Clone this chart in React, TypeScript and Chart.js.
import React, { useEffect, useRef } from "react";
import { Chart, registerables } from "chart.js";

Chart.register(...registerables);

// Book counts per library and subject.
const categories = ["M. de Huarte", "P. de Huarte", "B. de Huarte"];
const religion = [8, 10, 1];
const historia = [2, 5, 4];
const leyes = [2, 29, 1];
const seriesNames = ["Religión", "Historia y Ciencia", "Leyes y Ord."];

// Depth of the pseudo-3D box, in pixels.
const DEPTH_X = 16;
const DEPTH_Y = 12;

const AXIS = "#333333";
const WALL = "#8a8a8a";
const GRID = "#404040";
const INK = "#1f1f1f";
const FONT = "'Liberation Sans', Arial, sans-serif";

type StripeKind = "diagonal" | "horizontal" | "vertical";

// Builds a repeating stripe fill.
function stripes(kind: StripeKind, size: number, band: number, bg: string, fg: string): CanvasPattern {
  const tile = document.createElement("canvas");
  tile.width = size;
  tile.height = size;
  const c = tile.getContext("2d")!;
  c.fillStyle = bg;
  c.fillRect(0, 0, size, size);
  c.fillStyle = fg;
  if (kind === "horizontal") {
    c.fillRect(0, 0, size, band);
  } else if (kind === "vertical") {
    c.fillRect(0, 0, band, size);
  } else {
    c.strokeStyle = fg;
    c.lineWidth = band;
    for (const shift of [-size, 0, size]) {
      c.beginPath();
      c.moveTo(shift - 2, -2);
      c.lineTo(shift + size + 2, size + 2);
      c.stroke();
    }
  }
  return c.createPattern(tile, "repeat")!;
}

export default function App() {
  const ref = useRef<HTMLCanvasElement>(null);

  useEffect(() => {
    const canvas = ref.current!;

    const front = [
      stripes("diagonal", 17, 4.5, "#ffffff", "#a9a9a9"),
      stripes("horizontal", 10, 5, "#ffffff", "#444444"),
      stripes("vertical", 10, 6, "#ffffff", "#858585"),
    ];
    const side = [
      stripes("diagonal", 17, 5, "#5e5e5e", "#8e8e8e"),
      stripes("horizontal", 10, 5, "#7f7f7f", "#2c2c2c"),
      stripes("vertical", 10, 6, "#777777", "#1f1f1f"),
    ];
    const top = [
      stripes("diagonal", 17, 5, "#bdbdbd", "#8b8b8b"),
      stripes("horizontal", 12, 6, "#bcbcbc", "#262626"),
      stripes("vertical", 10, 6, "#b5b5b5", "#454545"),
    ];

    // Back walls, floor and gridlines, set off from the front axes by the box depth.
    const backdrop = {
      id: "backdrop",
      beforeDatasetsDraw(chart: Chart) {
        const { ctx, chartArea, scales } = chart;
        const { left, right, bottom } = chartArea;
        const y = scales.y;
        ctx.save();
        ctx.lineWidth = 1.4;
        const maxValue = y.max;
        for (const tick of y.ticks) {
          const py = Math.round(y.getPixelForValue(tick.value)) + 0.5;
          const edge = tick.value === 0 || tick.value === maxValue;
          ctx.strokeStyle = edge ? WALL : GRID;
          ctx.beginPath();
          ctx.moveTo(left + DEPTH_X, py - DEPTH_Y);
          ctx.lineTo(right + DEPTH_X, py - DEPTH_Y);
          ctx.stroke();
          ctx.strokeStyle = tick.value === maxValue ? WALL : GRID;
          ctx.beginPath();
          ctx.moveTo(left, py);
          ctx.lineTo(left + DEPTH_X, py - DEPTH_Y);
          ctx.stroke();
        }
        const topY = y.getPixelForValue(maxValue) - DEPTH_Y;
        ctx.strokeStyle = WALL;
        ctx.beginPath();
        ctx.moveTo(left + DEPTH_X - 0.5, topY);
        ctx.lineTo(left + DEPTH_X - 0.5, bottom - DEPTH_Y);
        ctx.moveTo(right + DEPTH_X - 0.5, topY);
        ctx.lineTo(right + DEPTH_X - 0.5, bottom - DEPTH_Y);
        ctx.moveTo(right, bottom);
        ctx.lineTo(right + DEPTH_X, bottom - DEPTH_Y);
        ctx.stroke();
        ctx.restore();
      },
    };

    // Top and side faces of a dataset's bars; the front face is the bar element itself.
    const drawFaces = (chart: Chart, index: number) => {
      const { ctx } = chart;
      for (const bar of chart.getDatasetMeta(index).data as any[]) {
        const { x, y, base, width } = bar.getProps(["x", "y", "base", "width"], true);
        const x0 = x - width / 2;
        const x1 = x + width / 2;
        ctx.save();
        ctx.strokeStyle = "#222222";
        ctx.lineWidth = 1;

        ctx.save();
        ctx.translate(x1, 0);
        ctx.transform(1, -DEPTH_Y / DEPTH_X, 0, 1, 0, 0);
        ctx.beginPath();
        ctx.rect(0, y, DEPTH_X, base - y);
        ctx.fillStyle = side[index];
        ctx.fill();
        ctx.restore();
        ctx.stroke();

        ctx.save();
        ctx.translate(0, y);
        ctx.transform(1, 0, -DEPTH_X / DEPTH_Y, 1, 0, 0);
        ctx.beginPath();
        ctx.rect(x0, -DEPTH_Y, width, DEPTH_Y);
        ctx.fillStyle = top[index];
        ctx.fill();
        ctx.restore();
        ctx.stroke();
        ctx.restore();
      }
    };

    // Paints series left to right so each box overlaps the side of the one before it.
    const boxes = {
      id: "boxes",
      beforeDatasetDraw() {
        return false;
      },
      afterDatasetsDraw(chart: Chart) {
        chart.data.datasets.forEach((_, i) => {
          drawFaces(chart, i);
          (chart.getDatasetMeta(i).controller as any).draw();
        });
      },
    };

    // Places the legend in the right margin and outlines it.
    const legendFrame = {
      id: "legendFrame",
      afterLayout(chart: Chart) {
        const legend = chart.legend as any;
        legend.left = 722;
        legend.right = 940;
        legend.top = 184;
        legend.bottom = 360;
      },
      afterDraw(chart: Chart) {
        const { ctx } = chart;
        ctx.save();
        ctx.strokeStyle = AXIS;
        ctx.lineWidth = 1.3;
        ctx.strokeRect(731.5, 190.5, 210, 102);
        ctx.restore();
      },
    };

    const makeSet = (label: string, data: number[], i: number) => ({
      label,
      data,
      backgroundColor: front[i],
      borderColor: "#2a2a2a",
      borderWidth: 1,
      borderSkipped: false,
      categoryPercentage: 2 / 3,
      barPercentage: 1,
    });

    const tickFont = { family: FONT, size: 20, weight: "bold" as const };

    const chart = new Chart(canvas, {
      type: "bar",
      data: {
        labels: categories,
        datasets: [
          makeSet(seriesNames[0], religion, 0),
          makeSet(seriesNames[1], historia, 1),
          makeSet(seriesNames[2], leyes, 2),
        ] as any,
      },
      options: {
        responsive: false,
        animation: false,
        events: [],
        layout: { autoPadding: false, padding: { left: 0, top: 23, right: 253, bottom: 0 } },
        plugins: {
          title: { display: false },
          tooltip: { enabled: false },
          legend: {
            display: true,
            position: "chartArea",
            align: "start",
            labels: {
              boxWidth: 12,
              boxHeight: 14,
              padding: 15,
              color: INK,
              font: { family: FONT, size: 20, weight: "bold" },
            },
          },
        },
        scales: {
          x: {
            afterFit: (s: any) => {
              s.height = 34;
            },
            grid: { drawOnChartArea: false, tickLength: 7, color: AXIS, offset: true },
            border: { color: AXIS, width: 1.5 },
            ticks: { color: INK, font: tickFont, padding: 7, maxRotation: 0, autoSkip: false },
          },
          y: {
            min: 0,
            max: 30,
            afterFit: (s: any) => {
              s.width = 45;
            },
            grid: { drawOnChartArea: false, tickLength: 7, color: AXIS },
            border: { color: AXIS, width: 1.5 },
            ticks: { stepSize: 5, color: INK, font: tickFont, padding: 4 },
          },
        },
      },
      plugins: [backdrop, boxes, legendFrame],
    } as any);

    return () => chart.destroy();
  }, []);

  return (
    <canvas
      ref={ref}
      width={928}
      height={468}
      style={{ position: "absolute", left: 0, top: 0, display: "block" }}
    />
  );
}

──────

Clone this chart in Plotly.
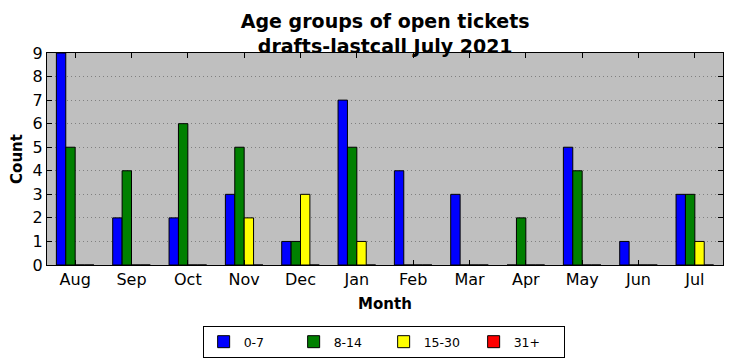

──────

SHORT TASK: Provide an exact reproduction of only those lines that start at the line containing "Clone this chart in React, TypeScript" and end at the line containing "Chart.register(...registerables);", inclusive.

EXERCISE SOLUTION:
Clone this chart in React, TypeScript and Chart.js.
import React, { useEffect, useRef } from "react";
import { Chart, registerables } from "chart.js";

Chart.register(...registerables);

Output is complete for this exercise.